Hoje, o burnout é considerado um fenômeno ocupacional pela OMS, não se restringindo às profissões originais. Em 2022, ele foi incluído na Classificação Internacional de Doenças (CID), o que significa que o funcionário passa a ter direito a licença médica caso desenvolva a condição. “O burnout é um fenômeno ocupacional, e não uma doença em si. Segundo a OMS, é entendido como um dos fatores que levam as pessoas a buscarem um serviço de saúde”, explica Rosylane.

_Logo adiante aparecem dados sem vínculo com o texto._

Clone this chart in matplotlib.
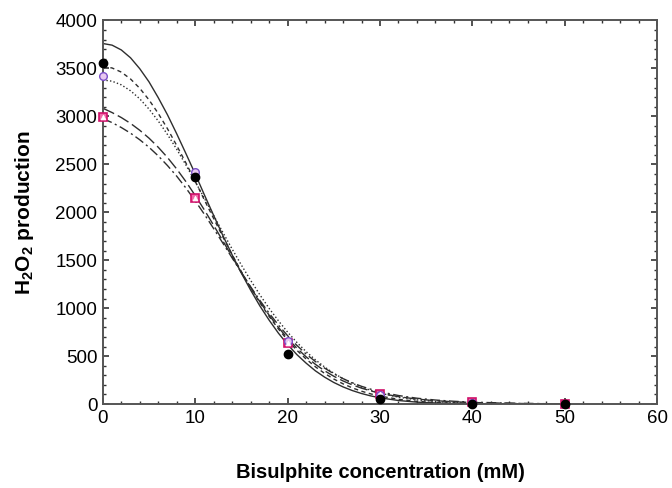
import matplotlib
matplotlib.use("Agg")
import matplotlib.pyplot as plt
from matplotlib.ticker import MultipleLocator

plt.rcParams['font.family'] = ['Liberation Sans', 'DejaVu Sans']
plt.rcParams['mathtext.fontset'] = 'custom'
plt.rcParams['mathtext.rm'] = 'Liberation Sans'
plt.rcParams['mathtext.bf'] = 'Liberation Sans:bold'

# Measured data (bisulphite concentration, mM)
conc = [0, 10, 20, 30, 40, 50]
h2o2_black = [3560, 2370, 520, 50, 5, 0]
h2o2_blue = [3420, 2420, 660, 90, 15, 0]
h2o2_magenta = [2990, 2150, 640, 100, 20, 0]

# Fitted curves
curve_x = [0, 1, 2, 3, 4, 5, 6, 7, 8, 9, 10, 11, 12, 13, 14, 15, 16, 17, 18,
           19, 20, 21, 22, 23, 24, 25, 26, 27, 28, 29, 30, 32, 34, 36, 38,
           40, 45, 50]
fit_solid = [3760, 3743, 3693, 3611, 3497, 3360, 3195, 3016, 2818, 2611, 2400,
             2180, 1966, 1756, 1555, 1365, 1188, 1023, 875, 740, 621, 516, 427,
             347, 281, 225, 179, 141, 110, 85, 65, 37, 20, 11, 5, 3, 0, 0]
fit_dashed = [3520, 3505, 3462, 3390, 3293, 3172, 3031, 2871, 2696, 2513,
              2323, 2127, 1934, 1742, 1557, 1380, 1213, 1057, 914, 784, 666,
              561, 470, 389, 320, 261, 211, 169, 134, 106, 83, 50, 28, 16, 8,
              4, 0, 0]
fit_dotted = [3380, 3367, 3329, 3267, 3183, 3076, 2952, 2811, 2657, 2492,
              2320, 2144, 1966, 1789, 1616, 1449, 1290, 1139, 998, 869, 750,
              643, 547, 462, 387, 321, 265, 217, 177, 143, 114, 72, 44, 26,
              15, 8, 2, 0]
fit_longdash = [3085, 3040, 2988, 2927, 2855, 2773, 2678, 2571, 2451, 2319,
                2175, 2023, 1863, 1700, 1535, 1372, 1215, 1066, 927, 800, 685,
                583, 493, 415, 347, 290, 241, 200, 166, 137, 113, 77, 52, 35,
                24, 16, 6, 2]
fit_dashdot = [2978, 2935, 2884, 2825, 2756, 2678, 2588, 2487, 2376, 2252,
               2119, 1978, 1829, 1677, 1523, 1371, 1223, 1081, 948, 825, 713,
               612, 522, 444, 375, 316, 265, 222, 185, 155, 128, 89, 61, 42,
               29, 20, 7, 2]

fig = plt.figure(figsize=(6.72, 4.88), dpi=100)
ax = fig.add_axes([0.153, 0.172, 0.825, 0.786])

lc = '#2e2e2e'
ax.plot(curve_x, fit_solid, color=lc, lw=1.0, ls='-')
ax.plot(curve_x, fit_dashed, color=lc, lw=1.0, ls=(0, (3, 2.5)))
ax.plot(curve_x, fit_dotted, color=lc, lw=1.0, ls=(0, (1, 1.6)))
ax.plot(curve_x, fit_longdash, color=lc, lw=1.0, ls=(0, (9, 3)))
ax.plot(curve_x, fit_dashdot, color=lc, lw=1.0, ls=(0, (7, 2.5, 1.5, 2.5)))

ax.plot(conc, h2o2_magenta, ls='none', marker='s', ms=6, mfc='#f06aa8',
        mec='#d0106a', mew=1.2, clip_on=False, zorder=5)
ax.plot(conc, h2o2_magenta, ls='none', marker='^', ms=3.5, mfc='white',
        mec='white', mew=0.5, clip_on=False, zorder=6)
ax.plot(conc, h2o2_blue, ls='none', marker='o', ms=5.5, mfc='#e8c8f0',
        mec='#7a4ec8', mew=1.0, clip_on=False, zorder=5)
ax.plot(conc, h2o2_black, ls='none', marker='o', ms=6, mfc='black',
        mec='black', clip_on=False, zorder=7)

ax.set_xlim(0, 60)
ax.set_ylim(0, 4000)
ax.xaxis.set_major_locator(MultipleLocator(10))
ax.xaxis.set_minor_locator(MultipleLocator(2))
ax.yaxis.set_major_locator(MultipleLocator(500))
ax.yaxis.set_minor_locator(MultipleLocator(100))
ax.tick_params(which='both', direction='in', top=True, right=True,
               labelsize=13.5, color='#333333', pad=4)
ax.tick_params(which='major', length=4, width=1.2)
ax.tick_params(which='minor', length=2, width=1)
for s in ax.spines.values():
    s.set_color('#555555')
    s.set_linewidth(1.4)

ax.set_xlabel('Bisulphite concentration (mM)', fontsize=14.5,
              fontweight='bold', labelpad=26)
ax.set_ylabel(r'$\mathbf{H_2O_2}$ production', fontsize=15,
              fontweight='bold', labelpad=14)

fig.savefig('out.png', dpi=100)
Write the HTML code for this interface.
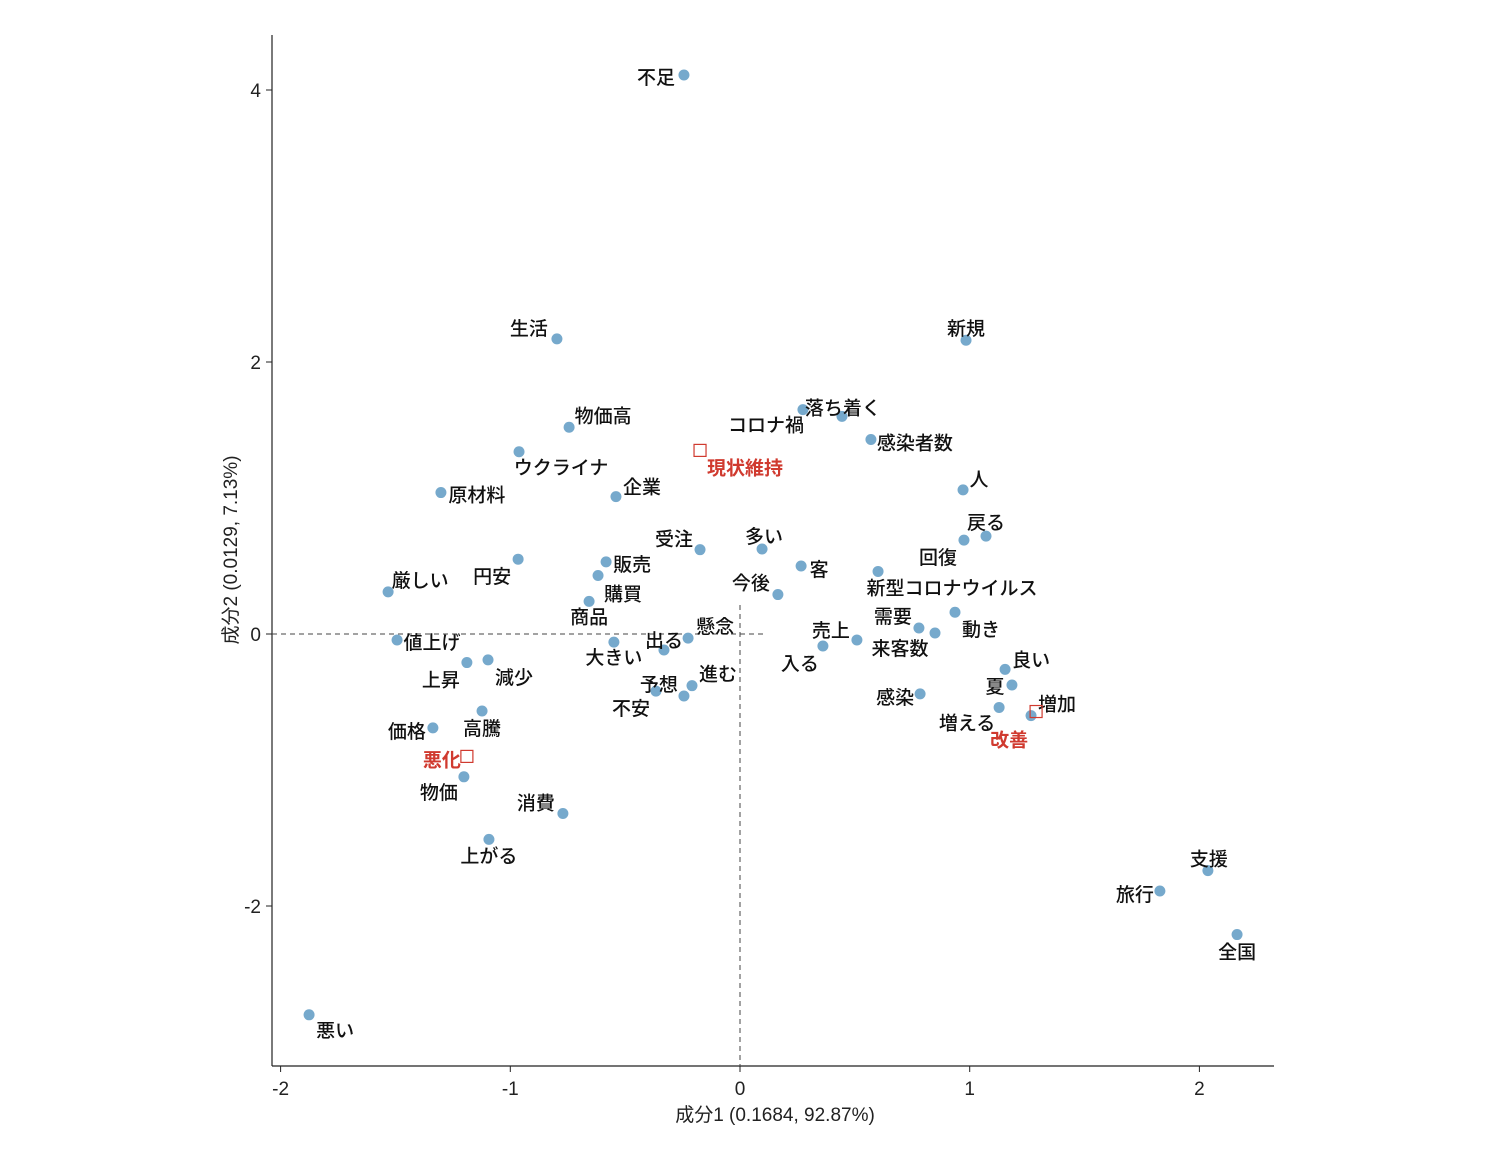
<!DOCTYPE html>
<html><head><meta charset="utf-8">
<style>
html,body{margin:0;padding:0;background:#fff;}
svg{display:block;font-family:"Liberation Sans","Noto Sans CJK JP",sans-serif;}
.lbl{font-size:19px;fill:#111;font-weight:500;}
.red{fill:#d03a2f;font-weight:600;}
.tick{font-size:19px;fill:#222;}
</style></head>
<body>
<svg id="chart" width="1499" height="1167" viewBox="0 0 1499 1167" xmlns="http://www.w3.org/2000/svg"></svg>
<script>
const words = ["不足","生活","新規","落ち着く","コロナ禍","感染者数","物価高","ウクライナ","人","原材料","企業","戻る","回復","受注","多い","円安","販売","客","新型コロナウイルス","購買","今後","厳しい","商品","動き","需要","来客数","懸念","売上","値上げ","出る","大きい","入る","減少","上昇","良い","夏","予想","進む","感染","不安","増加","増える","高騰","価格","物価","消費","上がる","支援","旅行","全国","悪い"];
const xVals = [-0.244,-0.797,0.984,0.274,0.444,0.570,-0.744,-0.962,0.971,-1.302,-0.540,1.071,0.975,-0.174,0.096,-0.966,-0.583,0.266,0.601,-0.618,0.165,-1.532,-0.657,0.936,0.779,0.849,-0.226,0.509,-1.493,-0.331,-0.549,0.361,-1.097,-1.189,1.154,1.184,-0.366,-0.209,0.784,-0.244,1.267,1.128,-1.123,-1.337,-1.202,-0.771,-1.093,2.037,1.828,2.164,-1.876];
const yVals = [4.11,2.17,2.16,1.65,1.60,1.43,1.52,1.34,1.06,1.04,1.01,0.72,0.69,0.62,0.625,0.55,0.53,0.50,0.46,0.43,0.29,0.31,0.24,0.16,0.044,0.007,-0.03,-0.044,-0.044,-0.118,-0.06,-0.088,-0.19,-0.21,-0.26,-0.375,-0.42,-0.38,-0.44,-0.456,-0.60,-0.54,-0.566,-0.69,-1.05,-1.32,-1.51,-1.74,-1.89,-2.21,-2.80];
const groups = ["現状維持","改善","悪化"];
const groupX = [-0.174,1.289,-1.189];
const groupY = [1.35,-0.57,-0.90];
const xTicks = [-2,-1,0,1,2];
const yTicks = [-2,0,2,4];
// label offsets (layout, px)
const wordOff = [[-28,8],[-28,-5],[0,-6],[40,4],[-76,14],[44,9],[34,-6],[42,21],[16,-5],[36,8],[26,-4],[0,-8],[-26,23],[-26,-5],[2,-7],[-26,23],[26,8],[18,9],[74,22],[25,24],[-27,-6],[32,-6],[0,21],[26,23],[-26,-6],[-35,21],[27,-6],[-26,-4],[35,8],[0,-4],[0,21],[-23,23],[26,23],[-26,23],[26,-4],[-17,7],[3,-1],[26,-6],[-25,9],[-53,18],[26,-6],[-32,21],[0,23],[-26,9],[-25,21],[-27,-5],[0,22],[1,-6],[-25,9],[0,23],[26,21]];
const groupOff = [[45,23],[-27,34],[-25,9]];
const SX = 229.7, X0 = 740, SY = 136, Y0 = 634;
const xs = v => X0 + v*SX, ys = v => Y0 - v*SY;
const svg = document.getElementById('chart');
const NS = "http://www.w3.org/2000/svg";
function mk(tag, attrs){const e=document.createElementNS(NS,tag);for(const k in attrs)e.setAttribute(k,attrs[k]);svg.appendChild(e);return e;}
let e;
e=mk('line',{x1:272,y1:35,x2:272,y2:1066,stroke:'#222','stroke-width':1.2});


e=mk('line',{x1:272,y1:1066,x2:1274,y2:1066,stroke:'#222','stroke-width':1.2});


e=mk('line',{x1:272,y1:ys(0),x2:765,y2:ys(0),stroke:'#444','stroke-dasharray':'5,4','stroke-width':1});


e=mk('line',{x1:xs(0),y1:605,x2:xs(0),y2:1066,stroke:'#444','stroke-dasharray':'5,4','stroke-width':1});


xTicks.forEach(t=>{
  mk('line',{x1:xs(t),y1:1066,x2:xs(t),y2:1072,stroke:'#222'});
  const tx=mk('text',{x:xs(t),y:1095,'text-anchor':'middle',class:'tick'});tx.textContent=t;
  
  
});
yTicks.forEach(t=>{
  mk('line',{x1:266,y1:ys(t),x2:272,y2:ys(t),stroke:'#222'});
  const tx=mk('text',{x:261,y:ys(t)+7,'text-anchor':'end',class:'tick'});tx.textContent=t;
  
  
});
e=mk('text',{x:775,y:1121,'text-anchor':'middle',class:'tick'});e.textContent='成分1 (0.1684, 92.87%)';


e=mk('text',{x:0,y:0,'text-anchor':'middle',class:'tick',transform:'translate(237,550) rotate(-90)'});e.textContent='成分2 (0.0129, 7.13%)';


words.forEach((w,i)=>{
  const c=mk('circle',{cx:xs(xVals[i]),cy:ys(yVals[i]),r:5.5,fill:'#76a9cc'});
  
  
});
words.forEach((w,i)=>{
  const t=mk('text',{x:xs(xVals[i])+wordOff[i][0],y:ys(yVals[i])+wordOff[i][1]+1,'text-anchor':'middle',class:'lbl'});
  t.textContent=w;
  
  
});
groups.forEach((g,i)=>{
  const r=mk('rect',{x:xs(groupX[i])-6,y:ys(groupY[i])-6,width:12,height:12,fill:'none',stroke:'#d03a2f','stroke-width':1.2});
  
  
  const t=mk('text',{x:xs(groupX[i])+groupOff[i][0],y:ys(groupY[i])+groupOff[i][1]+1,'text-anchor':'middle',class:'lbl red'});
  t.textContent=g;
  
  
});
</script>
</body></html>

Os sintomas do burnout – O Ministério da Saúde fez uma lista – lembre-se de que isso deve estar relacionado ao trabalho:
Cansaço excessivo, físico e mental
Dor de cabeça frequente
Alterações no apetite
Insônia
Dificuldades de concentração
Sentimentos de fracasso e insegurança
Negatividade constante
Sentimentos de derrota e desesperança
Sentimentos de incompetência
Alterações repentinas de humor
Isolamento
Fadiga
Pressão alta
Dores musculares
Problemas gastrointestinais
Alteração nos batimentos cardíacos
Para fazer o diagnóstico pelo Sistema Único de Saúde (SUS), o Ministério da Saúde indica buscar atendimento na Rede de Atenção Psicossocial, acessada inicialmente a partir dos Centros de Atenção Psicossocial (CAPS).